Когда на следующий день после работы явился я в палату номер пять, Витюша был уже в реанимации, а Чингисхан бесцельно курсировал по коридору от палаты до поста и обратно, руки сцеплены за спиной, брови нахмурены. Глубоко, как видно, размышлял. Да и было о чём.
10
Накануне я, придя домой, провёл ревизию своей двадцатитрехлетней жизни в том ракурсе, как увидел её Гаврик, ну и я – его глазами. Результат оказался плачевным. В моём активе не нашлось ни одного приличного поступка, который бы оправдывал моё существование. С мыслями же и мечтами всё было ещё хуже. Оказалось, в этой жизни мне гордиться нечем и, судя по итогам первой трети от её предполагаемой общей продолжительности, впору опечалиться и приуныть. Посудите сами. В стройбате, например, я мечтал лишь о том, что, вернувшись, сниму и сожгу свою форму, куплю рубаху в клетку, синие джинсы, рыжие мокасины и стану прогуливаться по летнему городу, жуя мороженое и разглядывая девушек.
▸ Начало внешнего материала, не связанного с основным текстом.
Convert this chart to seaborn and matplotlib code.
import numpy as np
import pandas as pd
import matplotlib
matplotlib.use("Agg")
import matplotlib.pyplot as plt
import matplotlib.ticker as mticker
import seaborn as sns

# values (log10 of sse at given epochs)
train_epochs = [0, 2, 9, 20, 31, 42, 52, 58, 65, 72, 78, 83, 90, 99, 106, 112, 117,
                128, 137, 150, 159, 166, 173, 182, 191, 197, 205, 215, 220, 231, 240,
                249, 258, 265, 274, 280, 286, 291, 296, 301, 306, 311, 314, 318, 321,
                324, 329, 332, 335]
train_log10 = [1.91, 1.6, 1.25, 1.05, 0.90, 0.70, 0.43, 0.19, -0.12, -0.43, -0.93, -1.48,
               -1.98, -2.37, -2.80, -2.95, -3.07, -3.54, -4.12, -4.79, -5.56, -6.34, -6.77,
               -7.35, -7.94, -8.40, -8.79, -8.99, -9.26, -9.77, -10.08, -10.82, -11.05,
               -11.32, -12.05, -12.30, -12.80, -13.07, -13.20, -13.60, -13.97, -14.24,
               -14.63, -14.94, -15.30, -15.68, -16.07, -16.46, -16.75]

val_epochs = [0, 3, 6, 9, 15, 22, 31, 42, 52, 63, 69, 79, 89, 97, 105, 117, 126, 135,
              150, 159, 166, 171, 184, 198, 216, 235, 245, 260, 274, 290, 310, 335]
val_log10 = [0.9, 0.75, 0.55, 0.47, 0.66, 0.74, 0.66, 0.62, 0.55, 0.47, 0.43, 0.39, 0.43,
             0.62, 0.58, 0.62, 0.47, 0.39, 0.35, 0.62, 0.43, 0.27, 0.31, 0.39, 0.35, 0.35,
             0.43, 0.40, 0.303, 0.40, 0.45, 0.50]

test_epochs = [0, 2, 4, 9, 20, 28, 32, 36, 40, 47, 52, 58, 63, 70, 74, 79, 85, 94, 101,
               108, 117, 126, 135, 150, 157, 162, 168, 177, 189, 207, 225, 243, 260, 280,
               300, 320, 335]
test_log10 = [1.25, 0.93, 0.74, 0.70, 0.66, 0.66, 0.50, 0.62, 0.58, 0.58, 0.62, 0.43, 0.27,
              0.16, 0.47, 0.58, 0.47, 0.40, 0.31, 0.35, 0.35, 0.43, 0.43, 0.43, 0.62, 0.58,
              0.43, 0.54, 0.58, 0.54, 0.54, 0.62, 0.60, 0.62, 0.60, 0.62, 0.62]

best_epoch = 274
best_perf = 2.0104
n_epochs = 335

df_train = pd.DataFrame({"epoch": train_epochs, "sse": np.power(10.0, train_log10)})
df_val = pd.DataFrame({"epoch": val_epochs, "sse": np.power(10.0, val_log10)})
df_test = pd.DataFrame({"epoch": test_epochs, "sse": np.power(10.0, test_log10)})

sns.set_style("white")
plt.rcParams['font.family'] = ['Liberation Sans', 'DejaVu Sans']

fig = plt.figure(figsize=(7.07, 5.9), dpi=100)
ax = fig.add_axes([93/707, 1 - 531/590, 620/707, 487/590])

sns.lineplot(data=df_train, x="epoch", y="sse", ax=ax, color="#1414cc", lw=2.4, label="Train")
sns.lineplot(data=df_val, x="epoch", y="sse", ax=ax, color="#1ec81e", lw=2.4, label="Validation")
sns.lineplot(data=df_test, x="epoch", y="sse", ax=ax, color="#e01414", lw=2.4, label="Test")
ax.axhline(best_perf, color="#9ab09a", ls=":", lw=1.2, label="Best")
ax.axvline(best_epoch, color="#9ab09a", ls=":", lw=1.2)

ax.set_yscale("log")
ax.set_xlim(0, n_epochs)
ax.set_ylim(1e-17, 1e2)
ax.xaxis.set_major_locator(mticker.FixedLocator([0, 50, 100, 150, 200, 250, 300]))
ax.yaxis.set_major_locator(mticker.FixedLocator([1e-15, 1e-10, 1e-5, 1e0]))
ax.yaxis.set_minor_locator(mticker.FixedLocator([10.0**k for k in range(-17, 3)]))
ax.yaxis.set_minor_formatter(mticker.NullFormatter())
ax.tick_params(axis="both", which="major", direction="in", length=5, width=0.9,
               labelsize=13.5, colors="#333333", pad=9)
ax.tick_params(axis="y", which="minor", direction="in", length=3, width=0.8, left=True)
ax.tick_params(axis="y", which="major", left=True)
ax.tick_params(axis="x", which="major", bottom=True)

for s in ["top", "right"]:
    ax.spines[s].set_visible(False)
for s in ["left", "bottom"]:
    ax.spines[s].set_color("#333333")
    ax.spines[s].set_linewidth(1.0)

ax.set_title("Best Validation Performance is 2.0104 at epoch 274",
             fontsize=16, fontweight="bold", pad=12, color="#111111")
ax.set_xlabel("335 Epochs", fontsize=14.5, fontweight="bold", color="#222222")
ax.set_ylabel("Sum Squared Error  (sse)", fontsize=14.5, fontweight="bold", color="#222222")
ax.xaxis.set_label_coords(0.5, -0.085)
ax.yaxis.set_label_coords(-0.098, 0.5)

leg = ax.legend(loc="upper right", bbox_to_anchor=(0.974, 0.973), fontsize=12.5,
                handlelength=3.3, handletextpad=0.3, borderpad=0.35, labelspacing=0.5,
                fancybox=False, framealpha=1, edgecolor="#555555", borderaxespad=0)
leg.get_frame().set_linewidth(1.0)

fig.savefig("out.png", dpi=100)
Это всё. (Хотя мороженое вроде не жуют.)
С уверенностью говорю о первой трети потому, что никому из моих бабушек и дедушек не удалось преодолеть барьер семидесяти. Надежда на Марусю, папину маму, крайне зыбка, поскольку у неё в шестьдесят шесть уже расцвёл букет диагнозов, несовместимых с долголетием. («Букет расцвёл» – наверное, так не говорится.) И пусть папаша, утешая свою маму, шутит поговорками типа «скрипучее дерево дольше стоит», она, глядя на него, отвечает злой и горькой прибауткой: «От берёзки и осинки не родятся апельсинки».
Все мои предки были работягами. Образования не получили. Один дедушка был плотник, другой – лесник и заодно боец скота. Одна бабушка доярка, а другая повариха. Мама – швея-мотористка. И только папа Стасик стал инженером-электриком, окончив факультет заочно. Как можно стать электриком заочно, я не представляю, это ж не юрист, не литератор! Хотя электрик ошибается лишь дважды, и впервые – когда выбирает дело жизни. Поскольку папа всё ещё живой, значит, вторая ошибка у него впереди, и либо знания он получил основательные, либо ему везёт – одно из двух.
Везёт ему, однако, не всегда. Я сказал бы, что иногда ему везёт как утопленнику, но в нашей семье не принято так говорить. Дело в том, что младший брат мой Гриша утонул, когда нам было семь и девять соответственно.
Мои родители поженились, переехали из деревни в город и поселились в общежитии. Они были молоды и, допускаю, временно счастливы, хотя им тогда, конечно же, так не казалось. Быт трудный, денег мало, вокруг растёт и цветёт разруха. Она зреет в головах, как утверждал один профессор, а плодоносит везде: в полях, в деревне, в городе. В домах, на улицах, в цехах. Папа работал на заводе и учился в институте, а мама Надя шила на машинке дома. Завод загнулся, институт перешёл на платную форму обучения и сосал из папы тощие соки. Папа халтурил в трёх местах и ещё дворничал вокруг. Заказы на шторы и пододеяльники перепадали маме всё реже.